3

Edit: some people flagged this question as a potential duplicate of this other one. While I agree that knowing how the birthday paradox applies to hashing functions, the 2 questions (and respective answers) address 2 different, albeit related, subjects. The other question is asking "what are the odds of collision", whereas this question main focus is "how can I make sure that collision never happens".

I have a data lake stored in S3 where each day an ETL script dumps additional data from the day before.

Due to how the pipeline is built, it is possible for a very inconsiderate user that has admin access to produce duplicates in said data lake by manually interacting with the dump files coming from our OLTP database, and triggering the ETL script when it's not supposed to.

I thought that a good idea to prevent data duplication was to insert a form of security measure in my ETL script:

  • Produce a hash for each entry.
  • Store said hashes somewhere else (like a dynamodb table).
  • Whenever new data comes in, hash that as well and compare it with the already existing hashes.
  • If any of new hash is in the existing hashes, reject the associated entry entirely.

However, I know very little about hashing and I was reading that, although unlikely, 2 different sources can produce the same hash.

I understand it's really hard for it to happen in this situation, but I was wondering if there is a way to be 100% sure about it.
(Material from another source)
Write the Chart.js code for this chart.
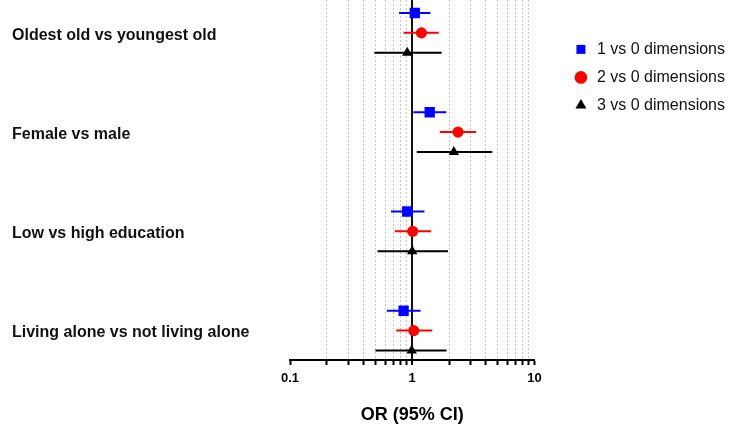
<!DOCTYPE html>
<html>
<head>
<meta charset="utf-8">
<script src="https://cdn.jsdelivr.net/npm/chart.js@4.4.1/dist/chart.umd.min.js"></script>
<style>
  body { margin: 0; background: #fff; }
</style>
</head>
<body>
<canvas id="chart1" width="742" height="437"></canvas>
<script>
// odds ratios
const groups = ['Oldest old vs youngest old', 'Female vs male', 'Low vs high education', 'Living alone vs not living alone'];
const seriesNames = ['1 vs 0 dimensions', '2 vs 0 dimensions', '3 vs 0 dimensions'];

const or1 = [1.05, 1.39, 0.91, 0.85];
const lo1 = [0.78, 1.02, 0.67, 0.62];
const hi1 = [1.41, 1.90, 1.26, 1.17];

const or2 = [1.19, 2.37, 1.01, 1.03];
const lo2 = [0.85, 1.68, 0.72, 0.74];
const hi2 = [1.65, 3.34, 1.43, 1.46];

const or3 = [0.91, 2.19, 1.00, 0.99];
const lo3 = [0.49, 1.09, 0.52, 0.50];
const hi3 = [1.74, 4.52, 1.96, 1.91];

// row slots: each group takes 5 units, series stacked inside it
const groupPos = [0, 5, 10, 15];
const xGrid = [0.1, 0.2, 0.3, 0.4, 0.5, 0.6, 0.7, 0.8, 0.9, 1, 2, 3, 4, 5, 6, 7, 8, 9, 10];
const xLabels = [0.1, 1, 10];

const FONT = "'Liberation Sans', Arial, sans-serif";
const legendShift = 26.5;

function points(vals, s) {
    return vals.map((v, i) => ({ x: v, y: groupPos[i] + s }));
}

function bars(lo, hi, s) {
    const out = [];
    for (let i = 0; i < lo.length; i++) {
        out.push({ x: lo[i], y: groupPos[i] + s });
        out.push({ x: hi[i], y: groupPos[i] + s });
        out.push({ x: null, y: null });
    }
    return out;
}

// move legend a bit right of the plot area
const shiftLegend = {
    id: 'shiftLegend',
    afterLayout(chart) {
        chart.legend.left += legendShift;
        chart.legend.right += legendShift;
    }
};

const chart1 = document.getElementById('chart1');
new Chart(chart1, {
    type: 'scatter',
    data: {
        datasets: [
            { label: seriesNames[0], data: points(or1, 0), pointStyle: 'rect', pointRadius: 7.3, backgroundColor: '#0000ff', borderWidth: 0 },
            { label: seriesNames[1], data: points(or2, 1), pointStyle: 'circle', pointRadius: 5.6, backgroundColor: '#ff0000', borderWidth: 0 },
            { label: seriesNames[2], data: points(or3, 2), pointStyle: 'triangle', pointRadius: 6, backgroundColor: '#000000', borderWidth: 0 },
            { label: 'ci1', data: bars(lo1, hi1, 0), showLine: true, spanGaps: false, pointRadius: 0, borderColor: '#0000ff', borderWidth: 2 },
            { label: 'ci2', data: bars(lo2, hi2, 1), showLine: true, spanGaps: false, pointRadius: 0, borderColor: '#ff0000', borderWidth: 2 },
            { label: 'ci3', data: bars(lo3, hi3, 2), showLine: true, spanGaps: false, pointRadius: 0, borderColor: '#000000', borderWidth: 2 },
        ],
    },
    plugins: [shiftLegend],
    options: {
        responsive: false,
        animation: false,
        layout: { autoPadding: false, padding: { left: 12, right: 33.5, top: 0, bottom: 0 } },
        plugins: {
            tooltip: { enabled: false },
            legend: {
                position: 'right',
                align: 'start',
                title: { display: true, text: ' ', font: { size: 12 }, padding: { top: 15, bottom: 0 } },
                labels: {
                    usePointStyle: true,
                    boxWidth: 16,
                    boxHeight: 9,
                    padding: 12,
                    color: '#111',
                    font: { family: FONT, size: 16 },
                    filter: (item) => item.datasetIndex < 3,
                },
            },
        },
        scales: {
            x: {
                type: 'logarithmic',
                min: 0.1,
                max: 10,
                afterBuildTicks: (scale) => { scale.ticks = xGrid.map(v => ({ value: v })); },
                afterFit: (scale) => { scale.height = 77; },
                ticks: {
                    autoSkip: false,
                    maxRotation: 0,
                    padding: 6,
                    color: '#000',
                    font: { family: FONT, size: 13, weight: 'bold' },
                    callback: (v) => xLabels.includes(v) ? String(v) : '',
                },
                grid: {
                    color: (ctx) => {
                        const v = ctx.tick ? ctx.tick.value : 0;
                        if (v === 1) return '#111';
                        if (v === 0.1 || v === 10) return 'rgba(0,0,0,0)';
                        return '#c4c4c4';
                    },
                    lineWidth: (ctx) => ctx.tick && ctx.tick.value === 1 ? 2 : 1,
                    tickColor: '#000',
                    tickWidth: 2,
                    tickLength: 5,
                },
                border: {
                    color: '#000',
                    width: 2,
                    dash: (ctx) => ctx.tick && ctx.tick.value === 1 ? [] : [2, 2],
                },
                title: {
                    display: true,
                    text: 'OR (95% CI)',
                    color: '#000',
                    font: { family: FONT, size: 18, weight: 'bold' },
                    padding: { top: 0, bottom: 11 },
                },
            },
            y: {
                type: 'linear',
                reverse: true,
                min: -0.655,
                max: 17.48,
                afterBuildTicks: (scale) => { scale.ticks = groupPos.map(p => ({ value: p + 1.12 })); },
                afterFit: (scale) => {
                    scale.width = 278;
                    scale.paddingTop = 0;
                    scale.paddingBottom = 0;
                },
                ticks: {
                    crossAlign: 'far',
                    color: '#111',
                    font: { family: FONT, size: 16, weight: 'bold' },
                    callback: (v, i) => groups[i],
                },
                grid: { display: false },
                border: { display: false },
            },
        },
    },
});
</script>
</body>
</html>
Any idea is much appreciated.

wtfzambo
  • 578
  • 1
  • 12
  • 21
  • 1
    "*I don't know if that could ever happen*" - Mathematically speaking, it's almost always a possibility (except with something like [Perfect hash functions](https://en.wikipedia.org/wiki/Perfect_hash_function)). The likelihood is largely a function of the number of items you're hashing and the algorithm you choose. – esqew Nov 19 '20 at 15:54
  • 1
    Possible duplicate of [Probability of hash collision](https://stackoverflow.com/questions/62664761/probability-of-hash-collision). TL;DR - under a ridiculous number of records, it's extremely unlikely you would encounter a collision using any widely-available hashing algorithm. – esqew Nov 19 '20 at 15:56
  • @esqew even if the other question you linked is very informative, I was aware of the birthday paradox applied to hashing functions, but it's not exactly what I'm asking. The question is not "what are the chances.." but "how to be 100% sure to avoid.." – wtfzambo Nov 19 '20 at 17:00
  • *how can I make sure that collision never happens?* You will have to accept a non-zero probability of a collision. sha2-256 is more than enough. If you do find a collision that collision is probably worth more than the data. – President James K. Polk Nov 19 '20 at 19:21

1 Answers1

2

Long answer: what you want to study and explore is called "perfect hashing" (ie hashing guaranteed not to have collisions. https://en.wikipedia.org/wiki/Perfect_hash_function

Short answer: A cryptographic collision resistant algorithm like sha-1 is probably safe to use for all but the largest (PBs a day) datasets and even then its probably all right. Git uses sha-1 internally and code repositories probably deal with the most files on the planet and rarely have collisions. See for details: https://ericsink.com/vcbe/html/cryptographic_hashes.html#:~:text=Git%20uses%20hashes%20in%20two,computed%20when%20it%20was%20stored.

Medium answer: this is actually a pretty hard problem overall and a frequent area of study for computer science and a lot depends on your particular use case and the context you're operating in. Cuckoo hashing, collision resistant algorithms, and hashing in general are probably all good terms to research. There's also a lot of art and science behind space (memory) and time (computer power needed) when picking these methods. A good rule of thumb is that perfect hashing will generally take up more space and time than a collision resistant cryptographic hash like sha-1.

daidoji70
  • 331
  • 4
  • 13